Why is the amount of Carbon so much larger than the figure quoted by the United Nations Intergovernmental Panel on Climate Change and popular press?
   The way to lower Earth's temperature is estimated by the UN IPCC in climate models that break down many hypotheticals ways into scenarios, and some of them target to not exceed 1.5º C. Their reports use a measure of heat named Radiative Forcing, which is Watts per area of gas or body such as Earth. The lowest amount of allowable warming to not exceed 1.5º C is RF 1.9 W/m². (Outlined in the technical science reports global modeling teams use different software to model how to achieve RF 1.9 W/m². The data from these team's scenarios are used to generate the probability of attaining below 1.5º C.) Reaching 281 ppm would be a Radiative Forcing of 0 W/m² and 0º C of allowed warming. Reaching a Radiative Forcing of 1.9 W/m² would be akin to reaching the climate of 1984, whereas a Radiative Forcing of 0 would be a climate just after the mini-ice age/global cooling in the 1790s.¹ (Search for 1984 in the previously linked NOAA reference page.) (This section is incorrect, and is corrected in this blog post: Seeking Cooler than 1.5ºC.)


How do we get to the climate of the 1790s and why 281 ppm?
   We need everyone to do everything in Project Drawdown to get us nearly emission neutral and get involved in CDR and carbon tech. 281 ppm was the global average Carbon Dioxide concentration from 600 BCE to 1750. We need scientists to identify if 281 ppm is the optimum Carbon Dioxide concentration. We don't know what the optimum Carbon Dioxide concentration is.
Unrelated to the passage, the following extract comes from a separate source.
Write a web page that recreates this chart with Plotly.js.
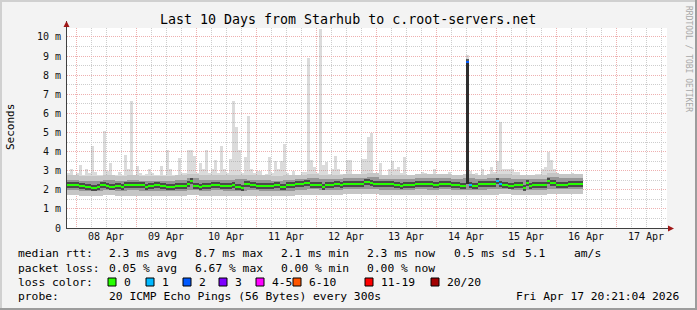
<!DOCTYPE html>
<html><head><meta charset="utf-8">
<script src="https://cdn.plot.ly/plotly-3.0.1.min.js"></script>
<style>html,body{margin:0;padding:0;background:#f3f3f3;} #chart{width:697px;height:310px;}</style>
</head><body><div id="chart"></div>
<script>
// ---- time base: hours relative to 08 Apr 00:00; window starts 07 Apr 20:24 ----
const startHour = -3.6;
const stepHours = 1.2;        // fine bins (median / max)
const smokeStepHours = 4.8;   // coarse bins (smoke bands)

// median RTT per fine bin (ms)
const medianMs = [
 2.25,2.25,2.25,2.25,2.2,2.2,2.15,2.15,2.1,2.1,
 2.15,2.25,2.25,2.2,2.15,2.15,2.2,2.2,2.15,2.25,
 2.25,2.25,2.25,2.25,2.25,2.25,2.15,2.2,2.2,2.25,
 2.25,2.2,2.2,2.15,2.15,2.15,2.2,2.2,2.2,2.2,
 2.3,2.45,2.2,2.2,2.15,2.2,2.2,2.2,2.25,2.25,
 2.25,2.2,2.2,2.2,2.2,2.25,2.15,2.15,2.1,2.3,
 2.3,2.25,2.25,2.2,2.2,2.2,2.2,2.2,2.2,2.25,
 2.25,2.15,2.15,2.25,2.25,2.25,2.3,2.3,2.3,2.35,
 2.35,2.25,2.25,2.25,2.25,2.15,2.25,2.25,2.25,2.3,
 2.3,2.25,2.3,2.3,2.3,2.3,2.3,2.3,2.3,2.4,
 2.4,2.35,2.3,2.3,2.3,2.3,2.3,2.3,2.3,2.25,
 2.25,2.2,2.25,2.25,2.25,2.25,2.3,2.3,2.3,2.3,
 2.3,2.3,2.25,2.25,2.3,2.3,2.3,2.3,2.25,2.25,
 2.25,2.2,2.2,8.7,2.25,2.2,2.2,2.3,2.3,2.3,
 2.3,2.3,2.3,2.45,2.3,2.25,2.25,2.2,2.2,2.25,
 2.25,2.25,2.1,2.35,2.2,2.25,2.25,2.25,2.25,2.25,
 2.45,2.35,2.35,2.25,2.25,2.25,2.25,2.3,2.3,2.3,
 2.3,2.3];

// max RTT per fine bin (ms)
const maxMs = [
 2.9,3.1,2.8,2.9,3.3,2.8,3.1,2.9,4.3,2.95,
 2.8,2.8,5.1,3.0,3.4,2.8,2.8,2.95,2.8,3.8,
 3.1,6.65,2.8,3.25,2.9,2.8,2.85,3.1,2.9,2.8,
 2.8,3.25,2.8,4.1,3.1,2.8,2.8,3.65,2.9,2.9,
 4.1,4.1,3.75,2.9,3.4,3.1,4.1,2.9,3.1,3.55,
 2.9,4.3,3.1,2.9,3.6,6.65,5.3,4.1,2.9,3.7,
 5.85,3.1,2.9,3.0,3.0,2.8,2.85,3.7,2.9,3.5,
 3.1,3.5,4.4,2.9,2.8,3.0,2.8,2.8,2.95,2.95,
 8.9,3.55,3.2,2.9,10.4,3.3,3.45,2.85,3.1,3.75,
 3.1,2.85,2.85,3.55,3.55,2.85,2.8,2.8,3.6,3.6,
 4.75,4.95,2.8,2.8,3.4,2.8,2.8,3.1,3.5,3.1,
 3.2,2.9,3.7,2.8,2.8,2.8,2.8,2.8,2.95,2.9,
 2.85,2.85,3.1,2.8,2.85,2.8,2.8,2.95,2.8,2.8,
 2.8,2.8,2.8,9.05,3.0,2.8,2.9,2.8,3.1,2.8,
 2.8,3.2,2.95,3.5,5.55,3.1,3.1,3.1,3.1,2.95,
 2.95,2.8,2.8,2.8,2.8,2.8,2.85,2.85,3.1,3.2,
 4.0,3.55,3.1,2.8,2.8,2.85,2.8,2.8,2.9,2.85,
 2.85,2.85];

// bins with packet loss (fine bin index -> lost pings)
const lossBins = [133,134,143,144];
const lossCounts = [2,1,1,1];

// dense smoke burst
const burstBins = [133];
const burstLoMs = [2.3];
const burstHiMs = [8.75];

// smoke bands per coarse bin (ms)
const smokeLoMs = [1.75,1.7,1.7,1.75,1.7,1.7,1.7,1.7,1.7,1.7,
 1.75,1.7,1.7,1.7,1.7,1.7,1.7,1.7,1.7,1.75,
 1.75,1.75,1.75,1.8,1.8,1.8,1.75,1.75,1.75,1.75,
 1.75,1.75,1.75,1.75,1.75,1.75,1.8,1.75,1.75,1.75,
 1.8,1.8,1.8];
const smokeQ1Ms = [2.0,1.95,1.95,2.0,1.95,2.0,1.95,1.95,1.95,1.95,
 2.0,1.95,2.0,1.95,1.95,2.0,1.95,1.95,1.95,2.0,
 2.05,2.0,2.0,2.05,2.05,2.05,2.0,2.0,2.0,2.05,
 2.0,2.05,2.0,2.0,2.0,2.05,2.05,2.0,2.0,2.0,
 2.05,2.05,2.05];
const smokeQ3Ms = [2.5,2.45,2.45,2.5,2.45,2.5,2.45,2.45,2.45,2.5,
 2.6,2.5,2.5,2.5,2.55,2.5,2.5,2.45,2.5,2.55,
 2.6,2.55,2.55,2.6,2.6,2.65,2.55,2.55,2.55,2.6,
 2.6,2.6,2.55,2.6,2.55,2.6,2.6,2.55,2.55,2.55,
 2.65,2.6,2.6];
const smokeHiMs = [2.75,2.7,2.7,2.75,2.7,2.75,2.7,2.7,2.7,2.75,
 2.85,2.75,2.75,2.75,2.8,2.8,2.75,2.7,2.75,2.8,
 2.85,2.8,2.8,2.85,2.85,2.9,2.8,2.8,2.8,2.85,
 2.85,2.85,2.8,2.85,2.8,2.85,2.85,2.8,2.8,2.8,
 2.9,2.85,2.85];

// axes
const dayTickHours = [0,24,48,72,96,120,144,168,192,216];
const dayTickLabels = ['08 Apr','09 Apr','10 Apr','11 Apr','12 Apr','13 Apr','14 Apr','15 Apr','16 Apr','17 Apr'];
const yTickVals = [0,1,2,3,4,5,6,7,8,9,10];
const yTickLabels = ['0','1 m','2 m','3 m','4 m','5 m','6 m','7 m','8 m','9 m','10 m'];

// legend
const lossLabels = ['0','1','2','3','4-5','6-10','11-19','20/20'];
const lossColors = ['#26ff00','#00b8ff','#0059ff','#7e00ff','#ff00ff','#ff5500','#ff0000','#a10000'];
const lossLimits = [0,1,2,3,5,10,19,20];
const rttLegend = ['median rtt:','2.3 ms avg','8.7 ms max','2.1 ms min','2.3 ms now','0.5 ms sd','5.1','am/s'];
const lossLegend = ['packet loss:','0.05 % avg','6.67 % max','0.00 % min','0.00 % now'];
const probeLegend = ['probe:','20 ICMP Echo Pings (56 Bytes) every 300s'];
const stampText = 'Fri Apr 17 20:21:04 2026';
const titleText = 'Last 10 Days from Starhub to c.root-servers.net';

// ---- layout helpers (pixel -> paper) ----
const L=67, T=28, W=600, H=200;
const px = x => (x-L)/W;
const py = y => (T+H-y)/H;
const MONO = 'DejaVu Sans Mono';
const xRange = [startHour, startHour+240];
const yRange = [0, 10.47];

const fineX = medianMs.map((_,i)=>startHour+stepHours*(i+0.5));
const coarseX = smokeLoMs.map((_,j)=>startHour+smokeStepHours*(j+0.5));
const fineLo = medianMs.map((_,i)=>smokeLoMs[Math.min(smokeLoMs.length-1, Math.floor(i*stepHours/smokeStepHours))]);
const lossPerBin = medianMs.map(()=>0);
lossBins.forEach((b,k)=>{lossPerBin[b]=lossCounts[k];});
const colorFor = n => lossColors[lossLimits.findIndex(t=>n<=t)];

const bar = (x, base, top, width, color, onLabelAxes) => Object.assign({
  type:'bar', x:x, base:base, y:top.map((t,i)=>t-base[i]), width:width,
  marker:{color:color, line:{width:0}}, hoverinfo:'skip', showlegend:false
}, onLabelAxes ? {xaxis:'x2', yaxis:'y2'} : {});

const traces = [
  bar(fineX, fineLo, maxMs, stepHours, 'rgba(150,150,150,0.34)'),
  bar(coarseX, smokeLoMs, smokeHiMs, smokeStepHours, '#c6c6c6'),
  bar(coarseX, smokeQ1Ms, smokeQ3Ms, smokeStepHours, '#969696'),
  bar(burstBins.map(b=>fineX[b]), burstLoMs, burstHiMs, stepHours, '#2d2d2d'),
  bar(fineX, medianMs.map(m=>m-0.17), medianMs.map(m=>m+0.17), stepHours, 'rgba(50,50,50,0.75)', true),
  bar(fineX, medianMs.map(m=>m-0.06), medianMs.map(m=>m+0.06), stepHours, lossPerBin.map(colorFor), true)
];

const annotations = [];
const txt = (text,x,y,opt={}) => annotations.push(Object.assign({
  text:text, x:px(x), y:py(y), xref:'paper', yref:'paper', showarrow:false,
  xanchor:'left', yanchor:'middle', font:{family:MONO, size:11.3, color:'#000'}
}, opt));

txt(titleText, 347.5, 19, {xanchor:'center', font:{family:MONO,size:13.3,color:'#000'}});
txt('Seconds', 10, 127, {xanchor:'center', textangle:-90, font:{family:MONO,size:11,color:'#000'}});
txt('RRDTOOL / TOBI OETIKER', 689, 59, {xanchor:'center', textangle:90, font:{family:MONO,size:8,color:'#a8a8a8'}});

const rttX = [16,107,193,279,365,452,523,572];
rttLegend.forEach((s,k)=>txt(s, rttX[k], 254));
const lossX = [16,107,193,279,365];
lossLegend.forEach((s,k)=>txt(s, lossX[k], 268));
txt('loss color:', 16, 282);
const boxX = [108,146,183,219,256,293,365,431];
lossLabels.forEach((s,k)=>txt(s, boxX[k]+14, 282));
txt(probeLegend[0], 16, 296);
txt(probeLegend[1], 107, 296);
txt(stampText, 681, 296, {xanchor:'right'});

const shapes = [];
const rect = (x0,y0,x1,y1,fill,line) => shapes.push({type:'rect', xref:'paper', yref:'paper',
  x0:px(x0), x1:px(x1), y0:py(y1), y1:py(y0), fillcolor:fill,
  line: line ? {color:line, width:1} : {width:0}, layer:'above'});
// frame
rect(0,0,697,2,'#d0d0d0'); rect(0,0,2,310,'#d0d0d0');
rect(0,308,697,310,'#9c9c9c'); rect(695,0,697,310,'#9c9c9c');
// legend boxes
boxX.forEach((x,k)=>rect(x,278,x+8,286,lossColors[k],'#000'));
// axis extensions and arrows
shapes.push({type:'line', xref:'paper', yref:'paper', x0:px(66.5), x1:px(66.5), y0:py(21), y1:py(28), line:{color:'#404040',width:1}, layer:'above'});
shapes.push({type:'line', xref:'paper', yref:'paper', x0:px(667), x1:px(670), y0:py(228.5), y1:py(228.5), line:{color:'#404040',width:1}, layer:'above'});
const path = pts => 'M'+pts.map(p=>px(p[0])+','+py(p[1])).join('L')+'Z';
shapes.push({type:'path', xref:'paper', yref:'paper', path:path([[63.5,27],[69.5,27],[66.5,21]]), fillcolor:'#a01818', line:{width:0}, layer:'above'});
shapes.push({type:'path', xref:'paper', yref:'paper', path:path([[668,225.5],[668,231.5],[674,228.5]]), fillcolor:'#a01818', line:{width:0}, layer:'above'});

const majorGrid = '#eeb0b0';
const minorGrid = '#cdcdcd';
const DOTS = '1px,1px';
const layout = {
  width:697, height:310, margin:{l:L, r:697-L-W, t:T, b:310-T-H, pad:0},
  paper_bgcolor:'#f3f3f3', plot_bgcolor:'#ffffff',
  barmode:'overlay', bargap:0, showlegend:false,
  // primary axes: minor grid (6 h / 0.5 ms) and axis lines
  xaxis:{range:xRange, tickmode:'linear', tick0:0, dtick:6, showticklabels:false, ticks:'',
    showgrid:true, gridcolor:minorGrid, gridwidth:1, griddash:DOTS,
    zeroline:false, showline:true, linecolor:'#404040', linewidth:1, fixedrange:true},
  yaxis:{range:yRange, tickmode:'linear', tick0:0, dtick:0.5, showticklabels:false, ticks:'',
    showgrid:true, gridcolor:minorGrid, gridwidth:1, griddash:DOTS,
    zeroline:false, showline:true, linecolor:'#404040', linewidth:1, fixedrange:true},
  // overlay axes: major grid (days / 1 ms) and tick labels
  xaxis2:{overlaying:'x', anchor:'y2', side:'bottom', range:xRange, tickmode:'array', tickvals:dayTickHours, ticktext:dayTickLabels,
    ticklabelshift:30, ticks:'', showgrid:true, gridcolor:majorGrid, gridwidth:1, griddash:DOTS,
    zeroline:false, showline:false, fixedrange:true,
    tickfont:{family:MONO, size:10, color:'#111'}, ticklabelstandoff:1},
  yaxis2:{overlaying:'y', anchor:'x2', side:'left', range:yRange, tickmode:'array', tickvals:yTickVals, ticktext:yTickLabels,
    ticks:'', showgrid:true, gridcolor:majorGrid, gridwidth:1, griddash:DOTS,
    zeroline:false, showline:false, fixedrange:true,
    tickfont:{family:MONO, size:10, color:'#111'}, ticklabelstandoff:5},
  annotations:annotations, shapes:shapes
};
Plotly.newPlot('chart', traces, layout, {staticPlot:true, displayModeBar:false});
</script></body></html>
Scatter plot of Antarctic Ice Core CO₂ concentration data from multiple ice cores: Law Dome, Dome C, Maud, Taylor Dome, WAIS Divide, Vostok, and the 
South Pole from the time of 200,000 BCE to 2004 CE. The pale green line is the mean of 280.9 from 600 BCE to 1750 CE.

By when do we need to hit Carbon neutral or emission neutral?
   We need to hit emission neutral ASAP, not by 2030, or later, but as fast as humanly possible. We need to start carbon removal as soon as humanly possible to steer Earth’s climate clear of tipping points. We ought to hit double-digit gigatonnes of Carbon removed in the next couple of years. We have to scale an industry that doesn’t exist.

Go back to the safety of this much removal, how safe is it?
   At this point, we don’t know. We need scientific labs to find the upper limit of how fast we can remove Carbon and not cause the climate to fall into a mini ice-age. We need labs to identify what’s the slowest we can remove and not set off the tipping points, and not have the climate extremes like the present time. While labs are working to find the fastest and safest rate, since it takes time to scale the technologies to remove gigatonnes; we need entrepreneurs, scientists, and engineers to create, enhance, and scale CDR technologies.

What can we do, how can we take climate action?
   We need everyone to create, extend, and scale renewables and CDR technologies. We’ll need many early adopters to buy or try open CDR solutions. We'll need everyone to switch to the renewable option asap. These efforts will get the economic engine to prefer recycled-emissions carbon-based goods. And we need everyone to get involved in CDR now, and so we can go carbon negative!

¹ In the paper Alternative Method to Determine a Carbon Dioxide Removal Target, as well as in "A solution to the misrepresentations of CO2-equivalent emissions of short-lived climate pollutants under ambitious mitigation", the historical RF precedent is used to substantiate temperature in the place of generating a model.